::: Available records

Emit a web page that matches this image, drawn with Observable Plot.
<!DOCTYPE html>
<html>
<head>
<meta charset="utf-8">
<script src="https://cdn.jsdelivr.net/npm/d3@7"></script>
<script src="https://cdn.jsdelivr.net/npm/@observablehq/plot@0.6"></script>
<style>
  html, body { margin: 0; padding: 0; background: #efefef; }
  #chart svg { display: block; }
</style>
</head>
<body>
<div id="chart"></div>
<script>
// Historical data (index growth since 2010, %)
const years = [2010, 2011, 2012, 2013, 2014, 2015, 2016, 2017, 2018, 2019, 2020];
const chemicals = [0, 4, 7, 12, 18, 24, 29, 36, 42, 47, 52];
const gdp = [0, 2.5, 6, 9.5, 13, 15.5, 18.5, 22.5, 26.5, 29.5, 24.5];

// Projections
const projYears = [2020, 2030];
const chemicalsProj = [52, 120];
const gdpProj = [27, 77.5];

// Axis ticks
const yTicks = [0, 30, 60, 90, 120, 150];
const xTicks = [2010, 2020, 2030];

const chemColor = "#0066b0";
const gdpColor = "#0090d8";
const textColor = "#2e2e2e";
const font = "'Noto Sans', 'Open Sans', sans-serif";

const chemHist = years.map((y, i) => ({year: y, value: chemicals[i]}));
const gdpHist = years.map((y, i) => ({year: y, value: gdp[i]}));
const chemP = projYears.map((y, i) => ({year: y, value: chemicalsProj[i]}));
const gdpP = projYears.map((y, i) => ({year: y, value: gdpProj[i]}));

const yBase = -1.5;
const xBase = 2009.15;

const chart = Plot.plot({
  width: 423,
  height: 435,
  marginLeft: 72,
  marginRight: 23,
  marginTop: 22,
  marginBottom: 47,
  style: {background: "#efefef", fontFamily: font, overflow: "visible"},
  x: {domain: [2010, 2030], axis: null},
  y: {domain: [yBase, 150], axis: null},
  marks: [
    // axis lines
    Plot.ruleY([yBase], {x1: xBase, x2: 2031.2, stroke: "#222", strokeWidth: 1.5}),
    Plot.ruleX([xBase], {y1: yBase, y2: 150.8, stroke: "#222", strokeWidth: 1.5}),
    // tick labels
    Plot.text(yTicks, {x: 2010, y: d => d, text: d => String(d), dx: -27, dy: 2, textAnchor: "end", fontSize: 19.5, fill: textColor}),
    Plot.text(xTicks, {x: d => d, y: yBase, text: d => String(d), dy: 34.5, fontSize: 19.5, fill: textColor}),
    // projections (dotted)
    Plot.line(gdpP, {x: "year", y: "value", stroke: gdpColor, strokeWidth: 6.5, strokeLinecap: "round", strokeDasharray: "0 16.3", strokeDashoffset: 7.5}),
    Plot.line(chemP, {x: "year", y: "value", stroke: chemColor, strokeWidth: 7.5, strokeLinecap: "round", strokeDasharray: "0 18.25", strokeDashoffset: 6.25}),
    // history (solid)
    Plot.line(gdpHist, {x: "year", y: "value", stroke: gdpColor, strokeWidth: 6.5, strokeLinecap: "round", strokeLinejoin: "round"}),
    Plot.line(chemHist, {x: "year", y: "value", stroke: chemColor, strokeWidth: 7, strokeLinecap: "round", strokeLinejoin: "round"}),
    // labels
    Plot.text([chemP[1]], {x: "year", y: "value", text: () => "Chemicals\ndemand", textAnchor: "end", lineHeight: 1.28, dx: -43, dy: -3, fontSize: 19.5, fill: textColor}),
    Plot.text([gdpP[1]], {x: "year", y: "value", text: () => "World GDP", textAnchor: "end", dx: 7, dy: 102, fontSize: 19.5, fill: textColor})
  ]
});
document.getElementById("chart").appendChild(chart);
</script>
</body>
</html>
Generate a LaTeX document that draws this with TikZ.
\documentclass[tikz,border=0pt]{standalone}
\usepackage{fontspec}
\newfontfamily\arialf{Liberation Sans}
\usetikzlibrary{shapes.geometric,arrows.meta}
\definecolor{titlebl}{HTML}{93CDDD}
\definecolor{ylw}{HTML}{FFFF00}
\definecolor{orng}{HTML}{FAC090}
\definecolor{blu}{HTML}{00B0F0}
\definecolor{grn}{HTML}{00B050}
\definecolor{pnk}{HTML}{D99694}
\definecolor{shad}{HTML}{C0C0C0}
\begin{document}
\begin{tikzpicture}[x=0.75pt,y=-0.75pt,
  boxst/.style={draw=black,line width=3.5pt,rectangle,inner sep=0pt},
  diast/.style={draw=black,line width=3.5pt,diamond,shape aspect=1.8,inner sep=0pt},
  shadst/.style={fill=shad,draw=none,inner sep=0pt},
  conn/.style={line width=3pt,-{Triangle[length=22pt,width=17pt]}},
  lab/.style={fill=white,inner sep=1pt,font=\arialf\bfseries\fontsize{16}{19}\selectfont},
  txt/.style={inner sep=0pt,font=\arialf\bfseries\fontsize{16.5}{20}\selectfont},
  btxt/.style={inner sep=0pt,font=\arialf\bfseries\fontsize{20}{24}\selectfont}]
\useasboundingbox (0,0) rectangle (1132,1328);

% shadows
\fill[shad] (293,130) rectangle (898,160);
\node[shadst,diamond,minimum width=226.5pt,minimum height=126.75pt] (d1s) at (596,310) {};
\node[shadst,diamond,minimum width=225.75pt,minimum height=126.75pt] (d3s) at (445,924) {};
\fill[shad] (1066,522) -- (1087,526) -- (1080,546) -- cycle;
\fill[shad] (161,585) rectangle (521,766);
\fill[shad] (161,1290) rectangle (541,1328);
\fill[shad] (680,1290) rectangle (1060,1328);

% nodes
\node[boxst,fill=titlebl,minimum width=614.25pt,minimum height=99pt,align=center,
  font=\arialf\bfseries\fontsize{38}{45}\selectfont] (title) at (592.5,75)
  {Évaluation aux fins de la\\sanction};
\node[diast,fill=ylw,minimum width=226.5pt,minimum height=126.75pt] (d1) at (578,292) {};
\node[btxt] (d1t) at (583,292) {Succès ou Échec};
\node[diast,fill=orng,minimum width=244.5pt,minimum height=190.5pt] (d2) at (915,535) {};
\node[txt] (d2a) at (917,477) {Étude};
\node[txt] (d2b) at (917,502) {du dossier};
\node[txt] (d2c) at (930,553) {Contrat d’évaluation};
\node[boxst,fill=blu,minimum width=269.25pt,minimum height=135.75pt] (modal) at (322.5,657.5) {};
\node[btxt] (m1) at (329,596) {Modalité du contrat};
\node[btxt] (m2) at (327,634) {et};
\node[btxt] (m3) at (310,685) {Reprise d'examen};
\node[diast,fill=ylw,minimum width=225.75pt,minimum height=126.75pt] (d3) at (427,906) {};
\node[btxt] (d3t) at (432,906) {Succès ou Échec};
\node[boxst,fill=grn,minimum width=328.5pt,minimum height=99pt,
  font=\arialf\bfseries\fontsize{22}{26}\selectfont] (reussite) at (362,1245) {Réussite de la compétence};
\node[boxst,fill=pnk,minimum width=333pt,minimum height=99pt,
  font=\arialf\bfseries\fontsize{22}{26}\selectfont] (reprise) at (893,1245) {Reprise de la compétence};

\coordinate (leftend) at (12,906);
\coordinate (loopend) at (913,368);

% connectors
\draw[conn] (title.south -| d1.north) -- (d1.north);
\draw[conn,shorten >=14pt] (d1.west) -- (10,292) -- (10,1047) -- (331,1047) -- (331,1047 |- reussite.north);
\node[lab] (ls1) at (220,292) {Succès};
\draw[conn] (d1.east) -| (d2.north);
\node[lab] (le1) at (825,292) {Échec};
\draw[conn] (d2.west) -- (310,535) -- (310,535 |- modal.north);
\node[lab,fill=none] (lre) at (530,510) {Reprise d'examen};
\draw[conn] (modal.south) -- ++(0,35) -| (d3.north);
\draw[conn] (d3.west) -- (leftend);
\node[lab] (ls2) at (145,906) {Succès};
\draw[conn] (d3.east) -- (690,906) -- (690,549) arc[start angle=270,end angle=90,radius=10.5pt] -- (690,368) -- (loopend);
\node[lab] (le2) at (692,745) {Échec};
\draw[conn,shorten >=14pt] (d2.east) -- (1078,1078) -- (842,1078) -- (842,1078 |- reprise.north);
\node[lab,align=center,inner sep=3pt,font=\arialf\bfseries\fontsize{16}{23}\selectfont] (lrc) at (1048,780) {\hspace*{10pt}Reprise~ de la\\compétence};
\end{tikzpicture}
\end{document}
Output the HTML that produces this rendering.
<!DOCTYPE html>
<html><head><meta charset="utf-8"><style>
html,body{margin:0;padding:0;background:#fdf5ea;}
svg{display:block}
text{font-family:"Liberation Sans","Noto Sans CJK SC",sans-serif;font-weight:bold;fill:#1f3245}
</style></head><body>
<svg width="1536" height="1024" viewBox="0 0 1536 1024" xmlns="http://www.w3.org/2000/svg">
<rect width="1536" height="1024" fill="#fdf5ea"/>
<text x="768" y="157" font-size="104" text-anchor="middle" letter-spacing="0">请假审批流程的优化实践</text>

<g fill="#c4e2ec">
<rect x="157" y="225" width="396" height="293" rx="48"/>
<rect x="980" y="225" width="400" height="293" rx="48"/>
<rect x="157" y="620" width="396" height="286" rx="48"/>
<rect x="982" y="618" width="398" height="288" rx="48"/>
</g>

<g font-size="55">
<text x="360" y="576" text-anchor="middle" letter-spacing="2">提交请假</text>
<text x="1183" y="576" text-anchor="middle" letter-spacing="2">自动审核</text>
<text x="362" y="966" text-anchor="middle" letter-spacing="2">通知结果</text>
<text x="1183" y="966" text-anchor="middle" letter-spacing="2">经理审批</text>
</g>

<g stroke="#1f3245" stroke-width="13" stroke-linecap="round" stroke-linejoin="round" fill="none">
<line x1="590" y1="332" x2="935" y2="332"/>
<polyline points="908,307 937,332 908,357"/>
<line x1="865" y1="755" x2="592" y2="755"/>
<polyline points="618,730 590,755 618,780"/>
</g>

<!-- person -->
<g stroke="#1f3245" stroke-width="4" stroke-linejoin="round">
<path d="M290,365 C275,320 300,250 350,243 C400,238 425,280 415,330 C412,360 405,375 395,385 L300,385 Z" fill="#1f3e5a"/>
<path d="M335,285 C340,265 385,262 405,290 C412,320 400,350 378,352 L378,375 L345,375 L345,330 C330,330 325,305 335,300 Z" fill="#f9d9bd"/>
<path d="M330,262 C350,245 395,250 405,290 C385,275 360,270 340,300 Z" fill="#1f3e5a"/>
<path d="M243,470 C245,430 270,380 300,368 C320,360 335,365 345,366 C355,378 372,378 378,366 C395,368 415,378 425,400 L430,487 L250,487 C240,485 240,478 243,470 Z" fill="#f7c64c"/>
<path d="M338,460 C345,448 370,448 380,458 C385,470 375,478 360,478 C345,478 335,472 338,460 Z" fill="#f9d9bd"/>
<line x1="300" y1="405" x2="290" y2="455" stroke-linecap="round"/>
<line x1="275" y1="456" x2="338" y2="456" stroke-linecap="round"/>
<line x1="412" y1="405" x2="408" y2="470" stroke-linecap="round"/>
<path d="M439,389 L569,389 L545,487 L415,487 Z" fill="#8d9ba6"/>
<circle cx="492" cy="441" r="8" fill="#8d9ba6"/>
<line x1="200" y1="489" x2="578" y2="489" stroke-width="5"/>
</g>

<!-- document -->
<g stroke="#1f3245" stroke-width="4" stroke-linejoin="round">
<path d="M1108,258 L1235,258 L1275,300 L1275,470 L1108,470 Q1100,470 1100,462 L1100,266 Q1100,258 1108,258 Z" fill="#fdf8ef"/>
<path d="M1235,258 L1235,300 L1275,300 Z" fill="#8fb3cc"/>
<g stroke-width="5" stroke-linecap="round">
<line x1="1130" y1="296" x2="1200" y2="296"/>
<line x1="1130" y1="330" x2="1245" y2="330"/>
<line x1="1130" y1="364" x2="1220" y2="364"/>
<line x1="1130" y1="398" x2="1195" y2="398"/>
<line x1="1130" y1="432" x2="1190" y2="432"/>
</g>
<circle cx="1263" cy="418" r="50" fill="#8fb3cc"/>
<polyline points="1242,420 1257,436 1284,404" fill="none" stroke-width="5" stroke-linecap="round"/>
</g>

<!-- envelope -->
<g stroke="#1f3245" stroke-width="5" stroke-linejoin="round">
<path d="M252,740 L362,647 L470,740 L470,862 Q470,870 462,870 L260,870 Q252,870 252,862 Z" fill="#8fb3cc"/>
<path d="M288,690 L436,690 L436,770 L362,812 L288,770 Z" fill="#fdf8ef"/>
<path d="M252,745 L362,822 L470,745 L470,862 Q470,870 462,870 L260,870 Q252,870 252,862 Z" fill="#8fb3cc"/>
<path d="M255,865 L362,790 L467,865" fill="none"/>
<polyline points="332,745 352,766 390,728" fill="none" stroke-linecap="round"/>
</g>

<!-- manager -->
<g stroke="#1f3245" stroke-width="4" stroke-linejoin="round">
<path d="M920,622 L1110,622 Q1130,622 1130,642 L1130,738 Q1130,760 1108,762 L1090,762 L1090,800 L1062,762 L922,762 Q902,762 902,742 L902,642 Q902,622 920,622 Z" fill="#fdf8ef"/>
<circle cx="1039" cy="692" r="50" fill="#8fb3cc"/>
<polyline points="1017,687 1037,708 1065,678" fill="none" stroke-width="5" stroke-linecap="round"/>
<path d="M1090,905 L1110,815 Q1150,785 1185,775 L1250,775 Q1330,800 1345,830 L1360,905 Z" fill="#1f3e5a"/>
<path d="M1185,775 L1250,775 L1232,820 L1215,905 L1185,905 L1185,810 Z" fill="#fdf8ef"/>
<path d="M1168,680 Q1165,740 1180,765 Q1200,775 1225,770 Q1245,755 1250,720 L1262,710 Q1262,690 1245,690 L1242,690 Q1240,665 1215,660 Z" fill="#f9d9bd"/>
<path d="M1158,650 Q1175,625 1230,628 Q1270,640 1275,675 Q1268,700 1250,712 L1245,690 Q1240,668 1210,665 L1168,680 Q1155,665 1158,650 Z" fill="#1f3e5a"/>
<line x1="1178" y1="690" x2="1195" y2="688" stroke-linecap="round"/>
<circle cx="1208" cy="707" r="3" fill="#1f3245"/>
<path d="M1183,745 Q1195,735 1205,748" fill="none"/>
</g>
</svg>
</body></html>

::::::

§ Problem description
Look back at the data above. Transcribe exactly the lines starting at the line that contains "Generate a LaTeX" and ending at the line that contains "(680,1290) rectangle (1060,1328);".

§ Task result
Generate a LaTeX document that draws this with TikZ.
\documentclass[tikz,border=0pt]{standalone}
\usepackage{fontspec}
\newfontfamily\arialf{Liberation Sans}
\usetikzlibrary{shapes.geometric,arrows.meta}
\definecolor{titlebl}{HTML}{93CDDD}
\definecolor{ylw}{HTML}{FFFF00}
\definecolor{orng}{HTML}{FAC090}
\definecolor{blu}{HTML}{00B0F0}
\definecolor{grn}{HTML}{00B050}
\definecolor{pnk}{HTML}{D99694}
\definecolor{shad}{HTML}{C0C0C0}
\begin{document}
\begin{tikzpicture}[x=0.75pt,y=-0.75pt,
  boxst/.style={draw=black,line width=3.5pt,rectangle,inner sep=0pt},
  diast/.style={draw=black,line width=3.5pt,diamond,shape aspect=1.8,inner sep=0pt},
  shadst/.style={fill=shad,draw=none,inner sep=0pt},
  conn/.style={line width=3pt,-{Triangle[length=22pt,width=17pt]}},
  lab/.style={fill=white,inner sep=1pt,font=\arialf\bfseries\fontsize{16}{19}\selectfont},
  txt/.style={inner sep=0pt,font=\arialf\bfseries\fontsize{16.5}{20}\selectfont},
  btxt/.style={inner sep=0pt,font=\arialf\bfseries\fontsize{20}{24}\selectfont}]
\useasboundingbox (0,0) rectangle (1132,1328);

% shadows
\fill[shad] (293,130) rectangle (898,160);
\node[shadst,diamond,minimum width=226.5pt,minimum height=126.75pt] (d1s) at (596,310) {};
\node[shadst,diamond,minimum width=225.75pt,minimum height=126.75pt] (d3s) at (445,924) {};
\fill[shad] (1066,522) -- (1087,526) -- (1080,546) -- cycle;
\fill[shad] (161,585) rectangle (521,766);
\fill[shad] (161,1290) rectangle (541,1328);
\fill[shad] (680,1290) rectangle (1060,1328);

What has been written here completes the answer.